• **INSTRUCTION**:
Transcribe the entries below exactly; leave every image out.

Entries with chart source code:
● ● ● ● ● ● ●

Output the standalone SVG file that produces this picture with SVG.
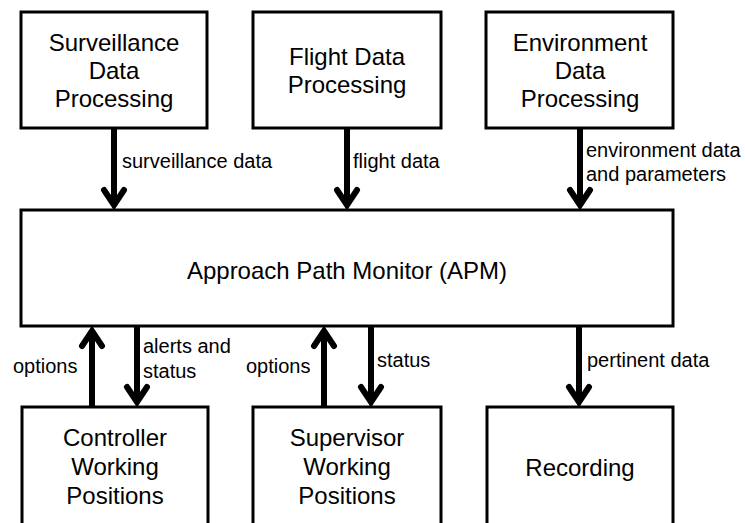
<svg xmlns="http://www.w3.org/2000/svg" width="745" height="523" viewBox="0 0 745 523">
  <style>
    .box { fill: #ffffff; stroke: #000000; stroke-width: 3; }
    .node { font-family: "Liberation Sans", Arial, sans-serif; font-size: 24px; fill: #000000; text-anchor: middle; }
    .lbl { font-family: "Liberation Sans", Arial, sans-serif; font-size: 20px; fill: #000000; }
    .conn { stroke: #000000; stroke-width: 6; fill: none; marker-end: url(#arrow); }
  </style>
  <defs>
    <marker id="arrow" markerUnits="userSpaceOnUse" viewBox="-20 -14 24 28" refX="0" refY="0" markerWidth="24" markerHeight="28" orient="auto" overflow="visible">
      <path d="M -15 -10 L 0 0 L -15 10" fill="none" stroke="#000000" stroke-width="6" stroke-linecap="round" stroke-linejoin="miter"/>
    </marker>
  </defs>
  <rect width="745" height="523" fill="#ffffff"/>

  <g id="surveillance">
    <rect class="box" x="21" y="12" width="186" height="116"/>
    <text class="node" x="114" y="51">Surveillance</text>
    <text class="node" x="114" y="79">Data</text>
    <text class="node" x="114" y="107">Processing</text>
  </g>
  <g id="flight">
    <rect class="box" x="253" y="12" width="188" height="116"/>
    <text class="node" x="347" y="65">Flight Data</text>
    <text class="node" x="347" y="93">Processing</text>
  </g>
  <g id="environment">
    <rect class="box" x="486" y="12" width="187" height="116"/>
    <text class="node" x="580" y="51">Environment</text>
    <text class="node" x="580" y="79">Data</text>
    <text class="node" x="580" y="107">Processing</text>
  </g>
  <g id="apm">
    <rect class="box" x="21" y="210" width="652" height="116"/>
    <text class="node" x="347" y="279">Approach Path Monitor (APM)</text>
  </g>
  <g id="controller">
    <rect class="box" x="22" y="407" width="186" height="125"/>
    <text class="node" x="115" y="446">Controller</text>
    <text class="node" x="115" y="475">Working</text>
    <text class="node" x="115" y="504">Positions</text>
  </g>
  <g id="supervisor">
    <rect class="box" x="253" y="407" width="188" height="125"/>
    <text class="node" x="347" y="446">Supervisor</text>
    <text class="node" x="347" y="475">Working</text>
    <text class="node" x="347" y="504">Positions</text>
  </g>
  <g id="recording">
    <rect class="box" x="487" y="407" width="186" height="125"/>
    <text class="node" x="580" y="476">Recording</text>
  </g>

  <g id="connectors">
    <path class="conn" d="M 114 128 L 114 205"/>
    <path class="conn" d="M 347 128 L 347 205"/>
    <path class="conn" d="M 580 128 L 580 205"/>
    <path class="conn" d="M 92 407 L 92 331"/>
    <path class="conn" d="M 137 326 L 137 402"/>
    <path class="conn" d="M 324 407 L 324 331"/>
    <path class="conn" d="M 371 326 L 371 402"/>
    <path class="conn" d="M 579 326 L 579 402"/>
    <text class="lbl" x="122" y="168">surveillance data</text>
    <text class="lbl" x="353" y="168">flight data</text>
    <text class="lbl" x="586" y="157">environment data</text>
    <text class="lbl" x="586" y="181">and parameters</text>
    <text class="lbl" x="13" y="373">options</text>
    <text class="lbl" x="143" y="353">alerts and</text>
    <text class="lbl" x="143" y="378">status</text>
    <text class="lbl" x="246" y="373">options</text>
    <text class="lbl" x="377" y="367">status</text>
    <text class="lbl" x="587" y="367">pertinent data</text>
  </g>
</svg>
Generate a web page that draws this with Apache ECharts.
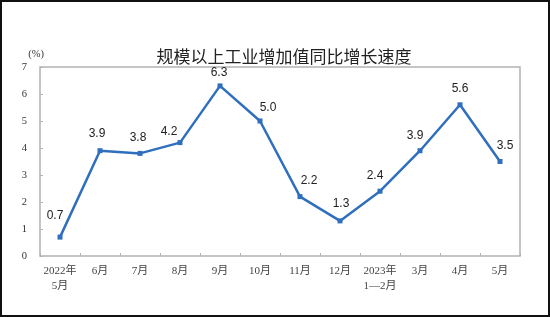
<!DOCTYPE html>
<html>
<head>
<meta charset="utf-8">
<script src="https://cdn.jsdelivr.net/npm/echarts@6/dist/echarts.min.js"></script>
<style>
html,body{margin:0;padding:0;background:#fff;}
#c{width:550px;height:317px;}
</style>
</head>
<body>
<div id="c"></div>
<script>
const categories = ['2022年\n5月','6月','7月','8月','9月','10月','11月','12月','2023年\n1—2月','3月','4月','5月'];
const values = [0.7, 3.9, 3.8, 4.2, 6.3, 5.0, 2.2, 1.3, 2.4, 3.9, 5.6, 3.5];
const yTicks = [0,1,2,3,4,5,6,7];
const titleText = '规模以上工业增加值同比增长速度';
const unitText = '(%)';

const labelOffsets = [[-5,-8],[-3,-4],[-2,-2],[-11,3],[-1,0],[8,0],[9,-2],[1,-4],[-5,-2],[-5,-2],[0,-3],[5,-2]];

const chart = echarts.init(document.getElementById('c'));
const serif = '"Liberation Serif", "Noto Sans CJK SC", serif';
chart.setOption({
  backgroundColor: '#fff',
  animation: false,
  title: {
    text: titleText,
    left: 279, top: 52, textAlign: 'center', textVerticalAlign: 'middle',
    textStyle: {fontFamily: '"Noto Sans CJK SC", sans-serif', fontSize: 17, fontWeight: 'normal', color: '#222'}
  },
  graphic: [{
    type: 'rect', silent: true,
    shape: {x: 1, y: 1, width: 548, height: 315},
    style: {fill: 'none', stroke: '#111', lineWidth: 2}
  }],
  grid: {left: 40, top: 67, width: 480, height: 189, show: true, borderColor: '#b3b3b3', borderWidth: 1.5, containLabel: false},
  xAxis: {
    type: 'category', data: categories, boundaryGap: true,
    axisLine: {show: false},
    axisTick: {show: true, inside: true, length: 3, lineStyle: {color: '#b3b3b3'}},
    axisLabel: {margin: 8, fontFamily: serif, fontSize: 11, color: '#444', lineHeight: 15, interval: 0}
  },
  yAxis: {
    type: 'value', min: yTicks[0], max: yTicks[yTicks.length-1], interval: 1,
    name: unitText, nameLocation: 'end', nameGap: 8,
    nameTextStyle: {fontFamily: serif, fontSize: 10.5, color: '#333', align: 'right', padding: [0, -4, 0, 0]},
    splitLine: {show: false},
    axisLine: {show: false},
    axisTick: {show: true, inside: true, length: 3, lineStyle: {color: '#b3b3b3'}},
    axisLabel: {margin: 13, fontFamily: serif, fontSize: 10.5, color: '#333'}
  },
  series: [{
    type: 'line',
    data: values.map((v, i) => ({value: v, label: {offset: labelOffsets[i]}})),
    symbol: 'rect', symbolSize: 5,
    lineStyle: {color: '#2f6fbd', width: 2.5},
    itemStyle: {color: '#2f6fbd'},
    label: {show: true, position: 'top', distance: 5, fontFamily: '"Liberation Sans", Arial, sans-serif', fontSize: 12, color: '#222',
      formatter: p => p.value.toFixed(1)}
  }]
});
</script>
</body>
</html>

● ● ● ● ● ● ●

• **SOLUTION TO THIS EXERCISE**:
Output the standalone SVG file that produces this picture with SVG.
<svg xmlns="http://www.w3.org/2000/svg" width="745" height="523" viewBox="0 0 745 523">
  <style>
    .box { fill: #ffffff; stroke: #000000; stroke-width: 3; }
    .node { font-family: "Liberation Sans", Arial, sans-serif; font-size: 24px; fill: #000000; text-anchor: middle; }
    .lbl { font-family: "Liberation Sans", Arial, sans-serif; font-size: 20px; fill: #000000; }
    .conn { stroke: #000000; stroke-width: 6; fill: none; marker-end: url(#arrow); }
  </style>
  <defs>
    <marker id="arrow" markerUnits="userSpaceOnUse" viewBox="-20 -14 24 28" refX="0" refY="0" markerWidth="24" markerHeight="28" orient="auto" overflow="visible">
      <path d="M -15 -10 L 0 0 L -15 10" fill="none" stroke="#000000" stroke-width="6" stroke-linecap="round" stroke-linejoin="miter"/>
    </marker>
  </defs>
  <rect width="745" height="523" fill="#ffffff"/>

  <g id="surveillance">
    <rect class="box" x="21" y="12" width="186" height="116"/>
    <text class="node" x="114" y="51">Surveillance</text>
    <text class="node" x="114" y="79">Data</text>
    <text class="node" x="114" y="107">Processing</text>
  </g>
  <g id="flight">
    <rect class="box" x="253" y="12" width="188" height="116"/>
    <text class="node" x="347" y="65">Flight Data</text>
    <text class="node" x="347" y="93">Processing</text>
  </g>
  <g id="environment">
    <rect class="box" x="486" y="12" width="187" height="116"/>
    <text class="node" x="580" y="51">Environment</text>
    <text class="node" x="580" y="79">Data</text>
    <text class="node" x="580" y="107">Processing</text>
  </g>
  <g id="apm">
    <rect class="box" x="21" y="210" width="652" height="116"/>
    <text class="node" x="347" y="279">Approach Path Monitor (APM)</text>
  </g>
  <g id="controller">
    <rect class="box" x="22" y="407" width="186" height="125"/>
    <text class="node" x="115" y="446">Controller</text>
    <text class="node" x="115" y="475">Working</text>
    <text class="node" x="115" y="504">Positions</text>
  </g>
  <g id="supervisor">
    <rect class="box" x="253" y="407" width="188" height="125"/>
    <text class="node" x="347" y="446">Supervisor</text>
    <text class="node" x="347" y="475">Working</text>
    <text class="node" x="347" y="504">Positions</text>
  </g>
  <g id="recording">
    <rect class="box" x="487" y="407" width="186" height="125"/>
    <text class="node" x="580" y="476">Recording</text>
  </g>

  <g id="connectors">
    <path class="conn" d="M 114 128 L 114 205"/>
    <path class="conn" d="M 347 128 L 347 205"/>
    <path class="conn" d="M 580 128 L 580 205"/>
    <path class="conn" d="M 92 407 L 92 331"/>
    <path class="conn" d="M 137 326 L 137 402"/>
    <path class="conn" d="M 324 407 L 324 331"/>
    <path class="conn" d="M 371 326 L 371 402"/>
    <path class="conn" d="M 579 326 L 579 402"/>
    <text class="lbl" x="122" y="168">surveillance data</text>
    <text class="lbl" x="353" y="168">flight data</text>
    <text class="lbl" x="586" y="157">environment data</text>
    <text class="lbl" x="586" y="181">and parameters</text>
    <text class="lbl" x="13" y="373">options</text>
    <text class="lbl" x="143" y="353">alerts and</text>
    <text class="lbl" x="143" y="378">status</text>
    <text class="lbl" x="246" y="373">options</text>
    <text class="lbl" x="377" y="367">status</text>
    <text class="lbl" x="587" y="367">pertinent data</text>
  </g>
</svg>
Generate a web page that draws this with Apache ECharts.
<!DOCTYPE html>
<html>
<head>
<meta charset="utf-8">
<script src="https://cdn.jsdelivr.net/npm/echarts@6/dist/echarts.min.js"></script>
<style>
html,body{margin:0;padding:0;background:#fff;}
#c{width:550px;height:317px;}
</style>
</head>
<body>
<div id="c"></div>
<script>
const categories = ['2022年\n5月','6月','7月','8月','9月','10月','11月','12月','2023年\n1—2月','3月','4月','5月'];
const values = [0.7, 3.9, 3.8, 4.2, 6.3, 5.0, 2.2, 1.3, 2.4, 3.9, 5.6, 3.5];
const yTicks = [0,1,2,3,4,5,6,7];
const titleText = '规模以上工业增加值同比增长速度';
const unitText = '(%)';

const labelOffsets = [[-5,-8],[-3,-4],[-2,-2],[-11,3],[-1,0],[8,0],[9,-2],[1,-4],[-5,-2],[-5,-2],[0,-3],[5,-2]];

const chart = echarts.init(document.getElementById('c'));
const serif = '"Liberation Serif", "Noto Sans CJK SC", serif';
chart.setOption({
  backgroundColor: '#fff',
  animation: false,
  title: {
    text: titleText,
    left: 279, top: 52, textAlign: 'center', textVerticalAlign: 'middle',
    textStyle: {fontFamily: '"Noto Sans CJK SC", sans-serif', fontSize: 17, fontWeight: 'normal', color: '#222'}
  },
  graphic: [{
    type: 'rect', silent: true,
    shape: {x: 1, y: 1, width: 548, height: 315},
    style: {fill: 'none', stroke: '#111', lineWidth: 2}
  }],
  grid: {left: 40, top: 67, width: 480, height: 189, show: true, borderColor: '#b3b3b3', borderWidth: 1.5, containLabel: false},
  xAxis: {
    type: 'category', data: categories, boundaryGap: true,
    axisLine: {show: false},
    axisTick: {show: true, inside: true, length: 3, lineStyle: {color: '#b3b3b3'}},
    axisLabel: {margin: 8, fontFamily: serif, fontSize: 11, color: '#444', lineHeight: 15, interval: 0}
  },
  yAxis: {
    type: 'value', min: yTicks[0], max: yTicks[yTicks.length-1], interval: 1,
    name: unitText, nameLocation: 'end', nameGap: 8,
    nameTextStyle: {fontFamily: serif, fontSize: 10.5, color: '#333', align: 'right', padding: [0, -4, 0, 0]},
    splitLine: {show: false},
    axisLine: {show: false},
    axisTick: {show: true, inside: true, length: 3, lineStyle: {color: '#b3b3b3'}},
    axisLabel: {margin: 13, fontFamily: serif, fontSize: 10.5, color: '#333'}
  },
  series: [{
    type: 'line',
    data: values.map((v, i) => ({value: v, label: {offset: labelOffsets[i]}})),
    symbol: 'rect', symbolSize: 5,
    lineStyle: {color: '#2f6fbd', width: 2.5},
    itemStyle: {color: '#2f6fbd'},
    label: {show: true, position: 'top', distance: 5, fontFamily: '"Liberation Sans", Arial, sans-serif', fontSize: 12, color: '#222',
      formatter: p => p.value.toFixed(1)}
  }]
});
</script>
</body>
</html>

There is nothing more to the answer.